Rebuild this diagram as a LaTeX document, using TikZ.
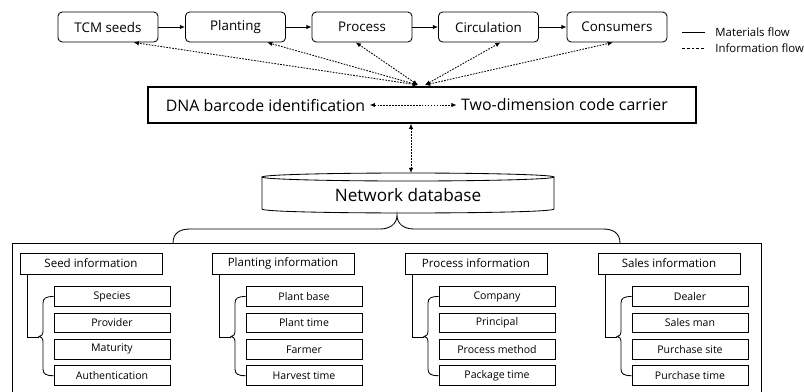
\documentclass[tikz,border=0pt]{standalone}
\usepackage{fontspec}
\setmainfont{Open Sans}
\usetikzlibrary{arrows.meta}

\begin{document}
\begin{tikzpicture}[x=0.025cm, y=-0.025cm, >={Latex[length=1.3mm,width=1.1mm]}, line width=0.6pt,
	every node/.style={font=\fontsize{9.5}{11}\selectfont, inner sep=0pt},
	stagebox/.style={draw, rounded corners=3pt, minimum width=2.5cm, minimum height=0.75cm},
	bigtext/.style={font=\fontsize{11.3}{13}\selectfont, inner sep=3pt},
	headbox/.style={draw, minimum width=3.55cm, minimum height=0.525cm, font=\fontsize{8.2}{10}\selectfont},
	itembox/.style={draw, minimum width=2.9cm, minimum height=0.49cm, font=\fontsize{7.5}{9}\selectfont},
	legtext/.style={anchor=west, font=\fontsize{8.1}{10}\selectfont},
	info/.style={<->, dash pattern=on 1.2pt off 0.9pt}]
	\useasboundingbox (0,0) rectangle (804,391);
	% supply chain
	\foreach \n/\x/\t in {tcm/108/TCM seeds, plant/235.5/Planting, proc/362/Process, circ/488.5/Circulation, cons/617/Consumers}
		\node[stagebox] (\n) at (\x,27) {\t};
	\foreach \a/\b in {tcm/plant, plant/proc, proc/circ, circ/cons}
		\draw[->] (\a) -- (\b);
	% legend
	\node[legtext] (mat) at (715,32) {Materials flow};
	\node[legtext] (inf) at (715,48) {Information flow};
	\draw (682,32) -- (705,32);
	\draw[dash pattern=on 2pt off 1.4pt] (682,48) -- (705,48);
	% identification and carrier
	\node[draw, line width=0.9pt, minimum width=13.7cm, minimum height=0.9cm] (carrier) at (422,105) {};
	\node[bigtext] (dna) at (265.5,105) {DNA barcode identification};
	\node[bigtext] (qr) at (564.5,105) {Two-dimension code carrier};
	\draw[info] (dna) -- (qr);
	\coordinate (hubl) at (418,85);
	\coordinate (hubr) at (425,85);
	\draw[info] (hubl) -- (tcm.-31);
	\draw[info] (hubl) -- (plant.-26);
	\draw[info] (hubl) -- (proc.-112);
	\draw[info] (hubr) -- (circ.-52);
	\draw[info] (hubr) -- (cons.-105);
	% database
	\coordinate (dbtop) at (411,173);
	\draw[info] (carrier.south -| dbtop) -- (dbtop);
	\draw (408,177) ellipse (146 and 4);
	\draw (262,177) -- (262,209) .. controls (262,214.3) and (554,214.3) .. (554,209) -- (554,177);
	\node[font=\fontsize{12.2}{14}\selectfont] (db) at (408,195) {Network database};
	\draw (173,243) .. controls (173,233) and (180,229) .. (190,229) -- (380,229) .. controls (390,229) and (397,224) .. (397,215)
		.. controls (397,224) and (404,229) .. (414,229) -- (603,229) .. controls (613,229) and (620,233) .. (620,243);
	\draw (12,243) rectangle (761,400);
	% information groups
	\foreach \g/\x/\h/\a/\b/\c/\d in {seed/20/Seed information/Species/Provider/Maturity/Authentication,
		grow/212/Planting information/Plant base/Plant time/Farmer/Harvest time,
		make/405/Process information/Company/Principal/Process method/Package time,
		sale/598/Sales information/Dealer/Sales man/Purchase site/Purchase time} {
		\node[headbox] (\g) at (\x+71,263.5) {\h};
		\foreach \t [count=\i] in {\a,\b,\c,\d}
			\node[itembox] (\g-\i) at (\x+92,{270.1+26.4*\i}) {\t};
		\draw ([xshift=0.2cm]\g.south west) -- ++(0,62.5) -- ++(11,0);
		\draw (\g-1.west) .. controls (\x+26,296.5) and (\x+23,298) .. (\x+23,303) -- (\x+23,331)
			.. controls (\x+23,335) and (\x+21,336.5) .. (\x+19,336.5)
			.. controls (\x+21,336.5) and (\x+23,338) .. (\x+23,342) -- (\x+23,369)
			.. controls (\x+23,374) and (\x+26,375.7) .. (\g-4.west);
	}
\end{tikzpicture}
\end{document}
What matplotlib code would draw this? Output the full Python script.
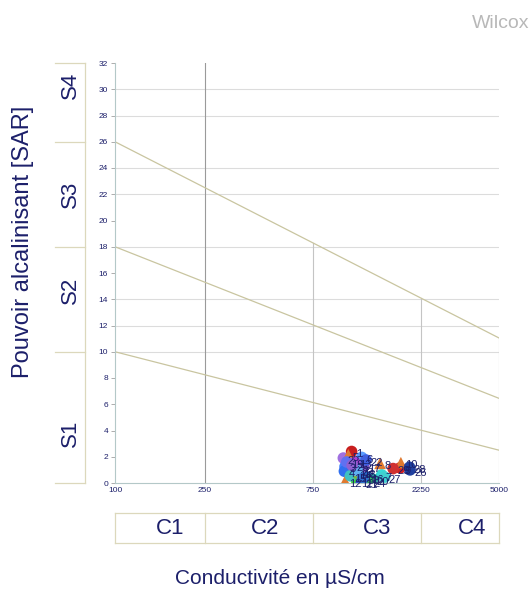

────────────────────────────────────────

Exercise aim ▸ Leave out the pictures and return every record word for word.

Solved problem ▸
Rebuild this diagram as a LaTeX document, using TikZ.
\documentclass[tikz,border=0pt]{standalone}
\usepackage{fontspec}
\setmainfont{Open Sans}
\usetikzlibrary{arrows.meta}

\begin{document}
\begin{tikzpicture}[x=0.025cm, y=-0.025cm, >={Latex[length=1.3mm,width=1.1mm]}, line width=0.6pt,
	every node/.style={font=\fontsize{9.5}{11}\selectfont, inner sep=0pt},
	stagebox/.style={draw, rounded corners=3pt, minimum width=2.5cm, minimum height=0.75cm},
	bigtext/.style={font=\fontsize{11.3}{13}\selectfont, inner sep=3pt},
	headbox/.style={draw, minimum width=3.55cm, minimum height=0.525cm, font=\fontsize{8.2}{10}\selectfont},
	itembox/.style={draw, minimum width=2.9cm, minimum height=0.49cm, font=\fontsize{7.5}{9}\selectfont},
	legtext/.style={anchor=west, font=\fontsize{8.1}{10}\selectfont},
	info/.style={<->, dash pattern=on 1.2pt off 0.9pt}]
	\useasboundingbox (0,0) rectangle (804,391);
	% supply chain
	\foreach \n/\x/\t in {tcm/108/TCM seeds, plant/235.5/Planting, proc/362/Process, circ/488.5/Circulation, cons/617/Consumers}
		\node[stagebox] (\n) at (\x,27) {\t};
	\foreach \a/\b in {tcm/plant, plant/proc, proc/circ, circ/cons}
		\draw[->] (\a) -- (\b);
	% legend
	\node[legtext] (mat) at (715,32) {Materials flow};
	\node[legtext] (inf) at (715,48) {Information flow};
	\draw (682,32) -- (705,32);
	\draw[dash pattern=on 2pt off 1.4pt] (682,48) -- (705,48);
	% identification and carrier
	\node[draw, line width=0.9pt, minimum width=13.7cm, minimum height=0.9cm] (carrier) at (422,105) {};
	\node[bigtext] (dna) at (265.5,105) {DNA barcode identification};
	\node[bigtext] (qr) at (564.5,105) {Two-dimension code carrier};
	\draw[info] (dna) -- (qr);
	\coordinate (hubl) at (418,85);
	\coordinate (hubr) at (425,85);
	\draw[info] (hubl) -- (tcm.-31);
	\draw[info] (hubl) -- (plant.-26);
	\draw[info] (hubl) -- (proc.-112);
	\draw[info] (hubr) -- (circ.-52);
	\draw[info] (hubr) -- (cons.-105);
	% database
	\coordinate (dbtop) at (411,173);
	\draw[info] (carrier.south -| dbtop) -- (dbtop);
	\draw (408,177) ellipse (146 and 4);
	\draw (262,177) -- (262,209) .. controls (262,214.3) and (554,214.3) .. (554,209) -- (554,177);
	\node[font=\fontsize{12.2}{14}\selectfont] (db) at (408,195) {Network database};
	\draw (173,243) .. controls (173,233) and (180,229) .. (190,229) -- (380,229) .. controls (390,229) and (397,224) .. (397,215)
		.. controls (397,224) and (404,229) .. (414,229) -- (603,229) .. controls (613,229) and (620,233) .. (620,243);
	\draw (12,243) rectangle (761,400);
	% information groups
	\foreach \g/\x/\h/\a/\b/\c/\d in {seed/20/Seed information/Species/Provider/Maturity/Authentication,
		grow/212/Planting information/Plant base/Plant time/Farmer/Harvest time,
		make/405/Process information/Company/Principal/Process method/Package time,
		sale/598/Sales information/Dealer/Sales man/Purchase site/Purchase time} {
		\node[headbox] (\g) at (\x+71,263.5) {\h};
		\foreach \t [count=\i] in {\a,\b,\c,\d}
			\node[itembox] (\g-\i) at (\x+92,{270.1+26.4*\i}) {\t};
		\draw ([xshift=0.2cm]\g.south west) -- ++(0,62.5) -- ++(11,0);
		\draw (\g-1.west) .. controls (\x+26,296.5) and (\x+23,298) .. (\x+23,303) -- (\x+23,331)
			.. controls (\x+23,335) and (\x+21,336.5) .. (\x+19,336.5)
			.. controls (\x+21,336.5) and (\x+23,338) .. (\x+23,342) -- (\x+23,369)
			.. controls (\x+23,374) and (\x+26,375.7) .. (\g-4.west);
	}
\end{tikzpicture}
\end{document}
What matplotlib code would draw this? Output the full Python script.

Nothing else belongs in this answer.